O Passo a Passo da Perícia Técnica em Áudio e Vídeo: do Recebimento à Análise
- Adriano Miranda
- 17 de set.
- 3 min de leitura
Você já parou para pensar em como um perito analisa um arquivo de áudio ou vídeo que se tornou uma prova em um processo judicial? Não basta apenas “dar o play”. A perícia audiovisual segue uma metodologia rigorosa para garantir que a evidência digital seja tratada com o máximo de cuidado e integridade.

A inegociável cadeia de custódia
Antes de qualquer exame, a etapa fundamental é a cadeia de custódia. Ela funciona como uma “linha do tempo oficial” da prova, registrando todo o caminho percorrido pelo arquivo: da coleta inicial até a apresentação em juízo.
No mundo digital, isso é ainda mais crítico, já que arquivos eletrônicos podem ser facilmente alterados, copiados ou corrompidos sem deixar marcas visíveis.
Um exemplo simples: imagine que um vídeo de câmera de segurança é entregue à polícia em um pen drive. Para que esse vídeo seja aceito no processo, é preciso registrar quem coletou o arquivo, quando foi coletado, como foi armazenado e quem teve acesso até o momento da perícia.
O papel do código hash
Para reforçar a integridade da prova, utiliza-se o código hash, uma espécie de “impressão digital” única do arquivo.
Se o hash calculado no momento da coleta for idêntico ao verificado durante a análise, significa que o arquivo não sofreu nenhuma alteração.
Basta um único pixel modificado ou um segundo de áudio cortado para que o hash seja totalmente diferente, indicando adulteração.
Esse procedimento é tão relevante que está previsto na Lei 13.964/2019 (Pacote Anticrime), que incluiu no CPP regras detalhadas sobre a cadeia de custódia da prova.
Os exames por trás da tela e do som
Com a integridade do arquivo assegurada, o perito pode iniciar a análise técnica. Entre os principais exames estão:
Análise de edição e autenticidade
O objetivo é verificar se o arquivo é original ou manipulado.

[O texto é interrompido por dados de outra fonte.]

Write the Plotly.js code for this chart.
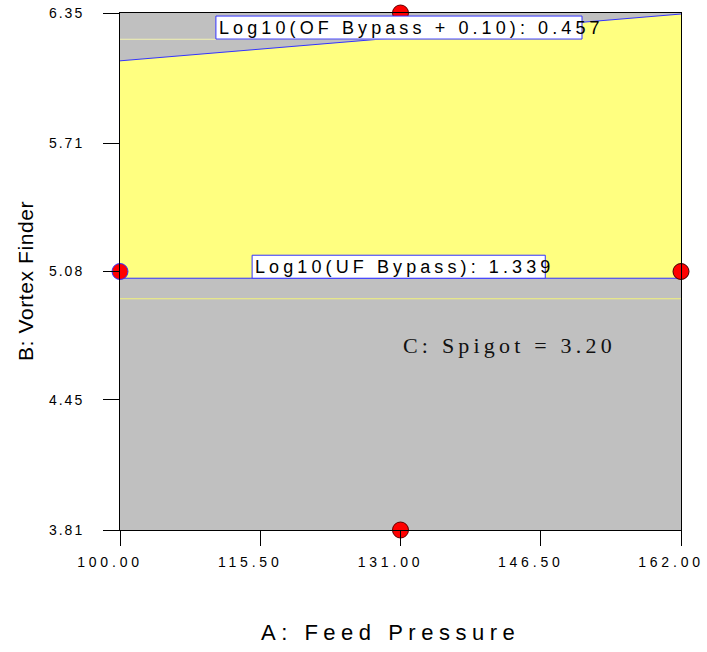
<!DOCTYPE html>
<html>
<head>
<meta charset="utf-8">
<script src="https://cdn.plot.ly/plotly-3.0.1.min.js"></script>
<style>
html,body{margin:0;padding:0;background:#fff;}
.xtick text{letter-spacing:3.8px;}
.ytick text{letter-spacing:2px;}
</style>
</head>
<body>
<div id="chart" style="width:707px;height:652px;"></div>
<script>
// Design-space corners (A: Feed Pressure, B: Vortex Finder)
const aRange = [100, 162];
const bRange = [3.81, 6.35];
const xTickVals = [100, 115.5, 131, 146.5, 162];
const xTickText = ["100.00", "115.50", "131.00", "146.50", "162.00"];
const yTickVals = [3.81, 4.45, 5.08, 5.71, 6.35];
const yTickText = ["3.81", "4.45", "5.08", "5.71", "6.35"];
const xTitle = "A: Feed Pressure";
const yTitle = "B: Vortex Finder";

// Contour boundaries (sweet spot)
const ufBoundaryA = [100, 162];
const ufBoundaryB = [5.047, 5.047];     // Log10(UF Bypass) = 1.339
const ofBoundaryA = [100, 162];
const ofBoundaryB = [6.115, 6.345];     // Log10(OF Bypass + 0.10) = 0.457
const faintLineB = [4.946, 4.946];      // faint contour in grey region
const faintTopA = [100, 131];
const faintTopB = [6.221, 6.221];

// Design points
const ptA = [131, 100, 162, 131];
const ptB = [6.35, 5.08, 5.08, 3.81];

const sweetA = [ufBoundaryA[0], ufBoundaryA[1], ofBoundaryA[1], ofBoundaryA[0]];
const sweetB = [ufBoundaryB[0], ufBoundaryB[1], ofBoundaryB[1], ofBoundaryB[0]];

function spaced(t, px) { return '<span style="letter-spacing:' + px + 'px">' + t + '</span>'; }

const traces = [
  {x: sweetA, y: sweetB, type: 'scatter', mode: 'lines', fill: 'toself',
   fillcolor: '#FFFF80', line: {color: 'rgba(0,0,0,0)', width: 0}, hoverinfo: 'skip'},
  {x: ufBoundaryA, y: ufBoundaryB, type: 'scatter', mode: 'lines', line: {color: '#3333ff', width: 1}},
  {x: ofBoundaryA, y: ofBoundaryB, type: 'scatter', mode: 'lines', line: {color: '#3333ff', width: 1}},
  {x: aRange, y: faintLineB, type: 'scatter', mode: 'lines', line: {color: '#f4f47a', width: 1}},
  {x: faintTopA, y: faintTopB, type: 'scatter', mode: 'lines', line: {color: '#f2f2b0', width: 1}},
  {x: ptA, y: ptB, type: 'scatter', mode: 'markers', cliponaxis: false,
   marker: {color: '#ff0000', size: 16, line: {color: ['#600000', '#3333ff', '#400000', '#600000'], width: 1}}}
];

const layout = {
  width: 707, height: 652,
  margin: {l: 120, r: 26, t: 13, b: 122},
  paper_bgcolor: '#ffffff',
  plot_bgcolor: '#C0C0C0',
  showlegend: false,
  font: {family: 'Liberation Sans, Arial, sans-serif', color: '#000'},
  xaxis: {
    range: aRange, tickvals: xTickVals, ticktext: xTickText,
    showgrid: false, zeroline: false, showline: true, linecolor: '#000', linewidth: 1, mirror: true,
    ticks: 'outside', ticklen: 15, tickcolor: '#000', tickfont: {size: 14, family: 'Liberation Sans, Arial'},
    ticklabeloverflow: 'allow', ticklabelstandoff: 4, ticklabelshift: -10
  },
  yaxis: {
    range: bRange, tickvals: yTickVals, ticktext: yTickText,
    showgrid: false, zeroline: false, showline: true, linecolor: '#000', linewidth: 1, mirror: true,
    ticks: 'outside', ticklen: 16, tickcolor: '#000', tickfont: {size: 14, family: 'Liberation Sans, Arial'},
    ticklabelstandoff: 16
  },
  shapes: [
    {type: 'rect', xref: 'x', yref: 'y', x0: 110.6, x1: 151.06, y0: 6.222, y1: 6.335,
     fillcolor: '#ffffff', line: {color: '#3333ff', width: 1}, layer: 'above'},
    {type: 'rect', xref: 'x', yref: 'y', x0: 114.6, x1: 147.0, y0: 5.047, y1: 5.160,
     fillcolor: '#ffffff', line: {color: '#3333ff', width: 1}, layer: 'above'}
  ],
  annotations: [
    {x: 110.75, y: 6.2785, xref: 'x', yref: 'y', xanchor: 'left', yanchor: 'middle', showarrow: false,
     text: spaced('Log10(OF Bypass + 0.10): 0.457', 4.1), font: {size: 18, family: 'Liberation Sans, Arial'}},
    {x: 114.75, y: 5.1035, xref: 'x', yref: 'y', xanchor: 'left', yanchor: 'middle', showarrow: false,
     text: spaced('Log10(UF Bypass): 1.339', 4.1), font: {size: 18, family: 'Liberation Sans, Arial'}},
    {x: 131.1, y: 4.715, xref: 'x', yref: 'y', xanchor: 'left', yanchor: 'middle', showarrow: false,
     text: spaced('C: Spigot = 3.20', 4.2), font: {size: 22, family: 'Liberation Serif, Times New Roman, serif', color: '#111'}},
    {x: 0.4813, y: -0.1992, xref: 'paper', yref: 'paper', xanchor: 'center', yanchor: 'middle', showarrow: false,
     text: spaced(xTitle, 5.5), font: {size: 22, family: 'Liberation Sans, Arial'}},
    {x: -0.1693, y: 0.4816, xref: 'paper', yref: 'paper', xanchor: 'center', yanchor: 'middle', showarrow: false,
     textangle: -90, text: spaced(yTitle, 0.6), font: {size: 21, family: 'Liberation Sans, Arial'}}
  ]
};

Plotly.newPlot('chart', traces, layout, {displayModeBar: false, staticPlot: true});
</script>
</body>
</html>
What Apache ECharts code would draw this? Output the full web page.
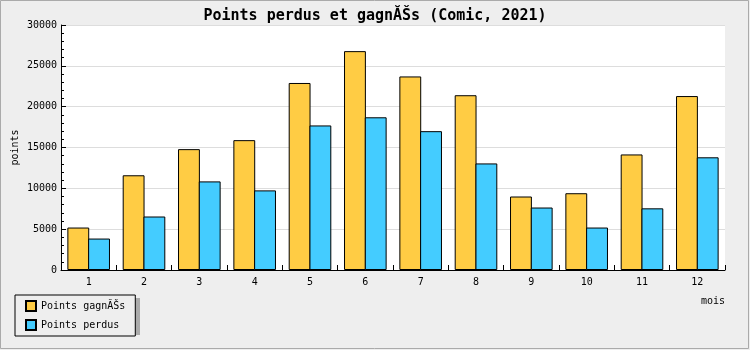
<!DOCTYPE html>
<html>
<head>
<meta charset="utf-8">
<script src="https://cdn.jsdelivr.net/npm/echarts@6/dist/echarts.min.js"></script>
<style>
html,body{margin:0;padding:0;background:#eeeeee;}
#c{width:750px;height:350px;}
</style>
</head>
<body>
<div id="c"></div>
<script>
var months = ['1','2','3','4','5','6','7','8','9','10','11','12'];
var gagnes = [5200, 11600, 14800, 15900, 22900, 26800, 23700, 21400, 9000, 9400, 14150, 21300];
var perdus = [3850, 6550, 10850, 9750, 17700, 18700, 17000, 13050, 7650, 5200, 7550, 13800];
var titleText = 'Points perdus et gagnĂŠs (Comic, 2021)';
var seriesNames = ['Points gagnĂŠs', 'Points perdus'];

var FONT = 'DejaVu Sans Mono';
var chart = echarts.init(document.getElementById('c'));
chart.setOption({
  backgroundColor: '#eeeeee',
  animation: false,
  textStyle: {fontFamily: FONT, color: '#000'},
  title: {
    text: titleText,
    left: 'center',
    top: 4,
    textStyle: {fontFamily: FONT, fontSize: 15, fontWeight: 'bold', color: '#000'}
  },
  graphic: [
    {type: 'rect', z: -10, silent: true, shape: {x: 0.5, y: 0.5, width: 748, height: 348},
     style: {fill: null, stroke: '#aaaaaa', lineWidth: 1}},
    {type: 'rect', z: 0, silent: true, shape: {x: 18, y: 298, width: 122, height: 37},
     style: {fill: '#aaaaaa'}}
  ],
  legend: {
    orient: 'vertical',
    left: 15,
    top: 295,
    z: 5,
    padding: [5, 10, 5, 10],
    itemWidth: 10,
    itemHeight: 10,
    itemGap: 7,
    itemTextGap: 6,
    icon: 'rect',
    backgroundColor: '#eeeeee',
    borderColor: '#000',
    borderWidth: 1,
    textStyle: {fontFamily: FONT, fontSize: 10, color: '#000'},
    data: seriesNames
  },
  grid: {
    left: 61, right: 25, top: 25, bottom: 80,
    containLabel: false,
    outerBoundsMode: 'none',
    show: true, backgroundColor: '#ffffff', borderWidth: 0
  },
  xAxis: {
    type: 'category',
    data: months,
    name: 'mois',
    nameLocation: 'end',
    nameGap: 0,
    nameMoveOverlap: false,
    nameTextStyle: {fontFamily: FONT, fontSize: 10, color: '#000', align: 'right', verticalAlign: 'top', padding: [26, 0, 0, 0]},
    axisLine: {show: true, lineStyle: {color: '#000', width: 1}},
    axisTick: {show: true, inside: true, length: 5, alignWithLabel: false, lineStyle: {color: '#000'}},
    axisLabel: {fontFamily: FONT, fontSize: 10, color: '#000', margin: 7},
    splitLine: {show: false}
  },
  yAxis: {
    type: 'value',
    min: 0,
    max: 30000,
    interval: 5000,
    name: 'points',
    nameLocation: 'middle',
    nameGap: 41,
    nameMoveOverlap: false,
    nameRotate: 90,
    nameTextStyle: {fontFamily: FONT, fontSize: 10, color: '#000'},
    axisLine: {show: true, lineStyle: {color: '#000', width: 1}},
    axisTick: {show: true, inside: true, length: 5, lineStyle: {color: '#000'}},
    minorTick: {show: true, splitNumber: 5, length: 3, lineStyle: {color: '#000'}},
    axisLabel: {fontFamily: FONT, fontSize: 10, color: '#000', margin: 4,
      formatter: function (v) { return String(v); }},
    splitLine: {show: true, lineStyle: {color: '#dddddd', width: 1}}
  },
  series: [
    {
      name: seriesNames[0], type: 'bar', data: gagnes,
      barCategoryGap: '23%', barGap: '-5%',
      itemStyle: {color: '#ffcc44', borderColor: '#000', borderWidth: 1}
    },
    {
      name: seriesNames[1], type: 'bar', data: perdus,
      barCategoryGap: '23%', barGap: '-5%',
      itemStyle: {color: '#44ccff', borderColor: '#000', borderWidth: 1}
    }
  ]
});
</script>
</body>
</html>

Em áudios, o perito pode identificar cortes ou inserções por meio de variações abruptas no ruído de fundo ou mudanças na linearidade do discurso.
Em vídeos, a análise quadro a quadro pode revelar saltos temporais, diferenças na iluminação ou descontinuidades que sugerem edição.
A análise de metadados também é crucial, pois informa detalhes como modelo do dispositivo que gerou o arquivo, datas de criação e modificações.
Exemplo: um vídeo apresentado como gravado em 2023, mas cujos metadados mostram alteração em 2024, levanta forte indício de manipulação.
Transcrição (ou degravação)
Aqui, o perito transforma o áudio em texto escrito. Mas não é só “escrever o que se ouviu”. A transcrição pericial deve registrar falas, pausas, risos, sobreposições e ruídos.
Exemplo: “[interferência de sinal]... eu vou amanhã... [risos]... no horário combinado”.Essa forma detalhada é essencial para manter a fidelidade probatória.
Textualização
Diferente da transcrição literal, a textualização busca resumir e interpretar o conteúdo, focando na mensagem principal.
Exemplo: um áudio em que duas pessoas falam ao mesmo tempo pode ser textualizado como: “As partes discutem sobre o horário do encontro e demonstram concordância ao final da conversa.”
É uma técnica útil quando o juiz precisa de clareza e não de todos os detalhes sonoros. Porém, exige experiência para não distorcer a comunicação original.
Aprimoramento de áudio e vídeo
Nem sempre as gravações chegam em boas condições. Por isso, o perito pode usar softwares especializados para melhorar a qualidade.
Em áudios: filtros de equalização de frequência podem reduzir ruídos (como o barulho de trânsito) e realçar a voz principal.
Em vídeos: ajustes de brilho, contraste e nitidez ajudam a visualizar melhor detalhes importantes, como placas de veículos ou traços faciais.
Exemplo: em um caso de assalto, uma câmera registrou imagens escuras. O perito aplicou ajustes de contraste e conseguiu identificar parcialmente a placa do carro utilizado no crime.
A perícia audiovisual é muito mais do que apertar o play em um áudio ou vídeo. Ela envolve procedimentos técnicos, cuidados com a cadeia de custódia, análises de autenticidade e recursos avançados para extrair o máximo de informação da prova digital.
Esse trabalho é essencial para que juízes e tribunais decidam com base em evidências seguras, protegendo tanto a busca da verdade quanto os direitos das partes envolvidas.